It comes as no surprise that the assistant attorney general for civil rights reads the latest Supreme Court ruling on the subject as in line with his own anti-affirmative-action views. William Bradford Reynolds reads every ruling on affirmative action as in line with his perverse views.
Still it must have taken special reading skills for him to find comfort in the case of the Jackson, Mich., schoolteachers. The court ruled last week that black teachers, hired under an affirmative action plan, could not be protected against layoffs while white teachers with more seniority were laid off.
Most experienced observers seem unsure of the long-term implications of the ruling. Not so Reynolds, who has concluded that 1) it applies to hiring and promotions "to the same extent" as it applies to layoffs, 2) that the court has embraced his view that racial preferences are valid only in cases where there is proof of discrimination against individuals, and 3) that it calls into serious question the requirement, roundly opposed by Reynolds, that federal contractors hire qualified women and minority workers in rough proportion to their availability in the labor pool.
Justice Lewis F. Powell Jr., writing for the court majority, made clear that he distinguishes between hiring and layoffs when it comes to affirmative action.
"We have recognized [in previous cases]," he wrote, "that in order to remedy the effects of prior discrimination, it may be necessary to take race into account. As part of this nation's dedication to eradicating racial discrimination, innocent persons may be called upon to bear some of the burden of the remedy."
But he noted that none of the cases in which this principle was upheld involved layoffs.
"In cases involving valid hiring goals, the burden to be borne by innocent individuals is diffused to a considerable extent among society generally. Though hiring goals may burden some innocent individuals, they simply do not impose the same kind of injury that layoffs impose."
Chief Justice Warren E. Burger and Justice William H. Rehnquist joined in that opinion, which seems not to support the Reynolds view.
Justice Sandra Day O'Connor, joining in part, noted in addition that the court "has forged a degree of unanimity; it is agreed that a plan need not be limited to the remedying of specific instances of identified discrimination for it to be deemed sufficiently 'narrowly tailored,' or 'substantially related' to the correction of prior discrimination."
Justice Byron R. White, concurring, offered no opinion, except by indirection, on the hiring goals. But he did say: "Whatever the legitimacy of hiring goals or quotas may be, the discharge of white teachers to make room for blacks, none of whom has been shown to be a victim of any racial discrimination, is a different matter."
If Reynolds reads "whatever the legitimacy" to mean that White doubts the legitimacy of hiring goals -- by no means an obvious interpretation -- then maybe he can twist that doubt into a splinter of support for his own views.
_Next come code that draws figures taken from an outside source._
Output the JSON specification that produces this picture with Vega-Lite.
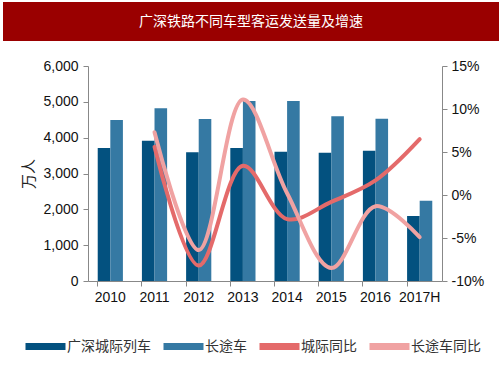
{
  "$schema": "https://vega.github.io/schema/vega-lite/v6.json",
  "padding": {"left": 3, "top": 2, "right": 2, "bottom": 0},
  "background": "white",
  "config": {"view": {"stroke": null}, "font": "Liberation Sans", "legend": {"layout": {"bottom": {"anchor": "middle"}}}},
  "bounds": "flush",
  "spacing": 25,
  "datasets": {
    "bars": [
      {"year": "2010", "series": "广深城际列车", "value": 3712},
      {"year": "2011", "series": "广深城际列车", "value": 3916},
      {"year": "2012", "series": "广深城际列车", "value": 3591},
      {"year": "2013", "series": "广深城际列车", "value": 3712},
      {"year": "2014", "series": "广深城际列车", "value": 3609},
      {"year": "2015", "series": "广深城际列车", "value": 3581},
      {"year": "2016", "series": "广深城际列车", "value": 3637},
      {"year": "2017H", "series": "广深城际列车", "value": 1814},
      {"year": "2010", "series": "长途车", "value": 4493},
      {"year": "2011", "series": "长途车", "value": 4819},
      {"year": "2012", "series": "长途车", "value": 4521},
      {"year": "2013", "series": "长途车", "value": 5023},
      {"year": "2014", "series": "长途车", "value": 5023},
      {"year": "2015", "series": "长途车", "value": 4595},
      {"year": "2016", "series": "长途车", "value": 4530},
      {"year": "2017H", "series": "长途车", "value": 2242}
    ],
    "lines": [
      {"year": "2011", "series": "城际同比", "pct": 5.6},
      {"year": "2012", "series": "城际同比", "pct": -8.2},
      {"year": "2013", "series": "城际同比", "pct": 3.4},
      {"year": "2014", "series": "城际同比", "pct": -2.8},
      {"year": "2015", "series": "城际同比", "pct": -0.8},
      {"year": "2016", "series": "城际同比", "pct": 1.7},
      {"year": "2017H", "series": "城际同比", "pct": 6.5},
      {"year": "2011", "series": "长途车同比", "pct": 7.3},
      {"year": "2012", "series": "长途车同比", "pct": -6.4},
      {"year": "2013", "series": "长途车同比", "pct": 11.1},
      {"year": "2014", "series": "长途车同比", "pct": 0.2},
      {"year": "2015", "series": "长途车同比", "pct": -8.5},
      {"year": "2016", "series": "长途车同比", "pct": -1.3},
      {"year": "2017H", "series": "长途车同比", "pct": -4.9}
    ]
  },
  "vconcat": [
    {
      "width": 496,
      "height": 39,
      "view": {"fill": "#9a0000", "stroke": null},
      "data": {"values": [{"t": "广深铁路不同车型客运发送量及增速"}]},
      "mark": {"type": "text", "color": "white", "fontSize": 14, "font": "Noto Sans CJK SC", "baseline": "middle", "align": "center"},
      "encoding": {"text": {"field": "t"}}
    },
    {
      "bounds": "flush",
      "spacing": 0,
      "hconcat": [
        {
          "width": 85,
          "height": 215,
          "data": {"values": [{"t": ""}]},
          "mark": {"type": "text"},
          "encoding": {"text": {"field": "t"}}
        },
        {
          "width": 354,
          "height": 215,
          "layer": [
            {
              "data": {"name": "bars"},
              "mark": {"type": "bar"},
              "encoding": {
                "x": {
                  "field": "year", "type": "nominal",
                  "scale": {"domain": ["2010","2011","2012","2013","2014","2015","2016","2017H"], "paddingInner": 0.43, "paddingOuter": 0.22},
                  "axis": {"title": null, "labelAngle": 0, "labelFontSize": 14, "labelColor": "#111", "domainColor": "#888", "tickColor": "#888", "tickSize": 5, "bandPosition": 0, "labelPadding": 4}
                },
                "xOffset": {"field": "series", "type": "nominal", "sort": ["广深城际列车", "长途车"], "scale": {"paddingInner": 0, "paddingOuter": 0}},
                "y": {
                  "field": "value", "type": "quantitative",
                  "scale": {"domain": [0, 6000], "nice": false},
                  "axis": {"title": "万人", "titleFont": "Noto Sans CJK SC", "titleFontSize": 15, "titleFontWeight": "normal", "titleColor": "#222", "titlePadding": 6, "values": [0,1000,2000,3000,4000,5000,6000], "format": ",d", "labelFontSize": 14, "labelColor": "#111", "domainColor": "#888", "tickColor": "#888", "tickSize": 5, "labelPadding": 5, "grid": false}
                },
                "color": {
                  "field": "series", "type": "nominal",
                  "scale": {"domain": ["广深城际列车", "长途车", "城际同比", "长途车同比"], "range": ["#03517f", "#3579a3", "#e46a6a", "#f0a2a2"]},
                  "legend": {"title": null, "orient": "bottom", "offset": 19, "direction": "horizontal", "gridAlign": "none", "symbolType": "stroke", "symbolSize": 1600, "symbolStrokeWidth": 7, "labelFont": "Noto Sans CJK SC", "labelFontSize": 14, "labelColor": "#333", "labelOffset": -2, "columnPadding": -2}
                }
              }
            },
            {
              "data": {"name": "lines"},
              "mark": {"type": "line", "interpolate": "catmull-rom", "strokeWidth": 4, "strokeCap": "round"},
              "encoding": {
                "x": {"field": "year", "type": "nominal"},
                "y": {
                  "field": "pct", "type": "quantitative",
                  "scale": {"domain": [-10, 15], "nice": false},
                  "axis": {"orient": "right", "title": null, "values": [-10,-5,0,5,10,15], "labelExpr": "datum.value + '%'", "labelFontSize": 14, "labelColor": "#111", "domainColor": "#888", "tickColor": "#888", "tickSize": 5, "labelPadding": 4, "grid": false}
                },
                "color": {"field": "series", "type": "nominal"}
              }
            }
          ],
          "resolve": {"scale": {"y": "independent"}}
        }
      ]
    }
  ]
}
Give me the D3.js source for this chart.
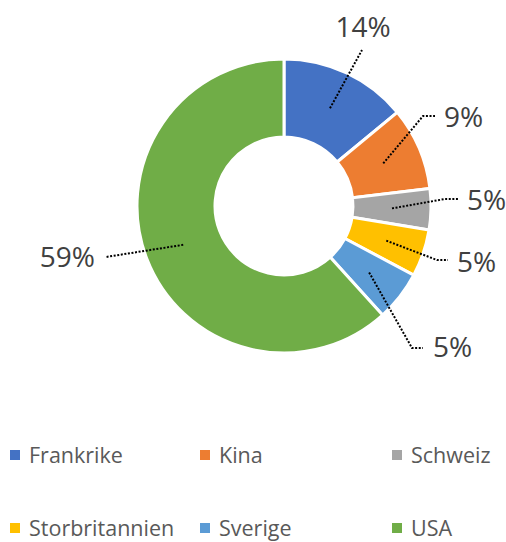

Certainly he gets no support from the remaining four justices, all of whom, dissenting, would have upheld the layoff scheme as well as the hiring plan. Justice Thurgood Marshall, joined by Justices William J. Brennan Jr. and Harry A. Blackmun, noted that the "sole question posed" by the Jackson case was "whether the Constitution prohibits a union and a local school board from developing a collective-bargaining agreement that apportions layoffs between two racially determined groups as a means of preserving the effects of an affirmative action hiring policy, the constitutionality of which is unchallenged."
That takes care of eight of the nine justices. The ninth, Justice John Paul Stevens, put it this way: "Rather than analyzing a case of this kind by asking whether minority teachers have some sort of special entitlement to jobs as a remedy for sins that were committed in the past, I believe that we should first ask whether the board's action advances the public interest in educating children for the future. . . .
"There is, however, a critical difference between a decision to exclude a member of a minority race because of his or her skin color and a decision to include more members of the minority in a school faculty for that reason."
Reynolds reads the ruling in the Michigan case to prove that the court majority agrees with him, that race-specific hiring, except in cases where individual victims of discrimination can be found, is unconstitutional. I have scoured the range of opinions, exceptions and dissents and cannot find a shred of evidence that even one of the justices agrees with Reynolds.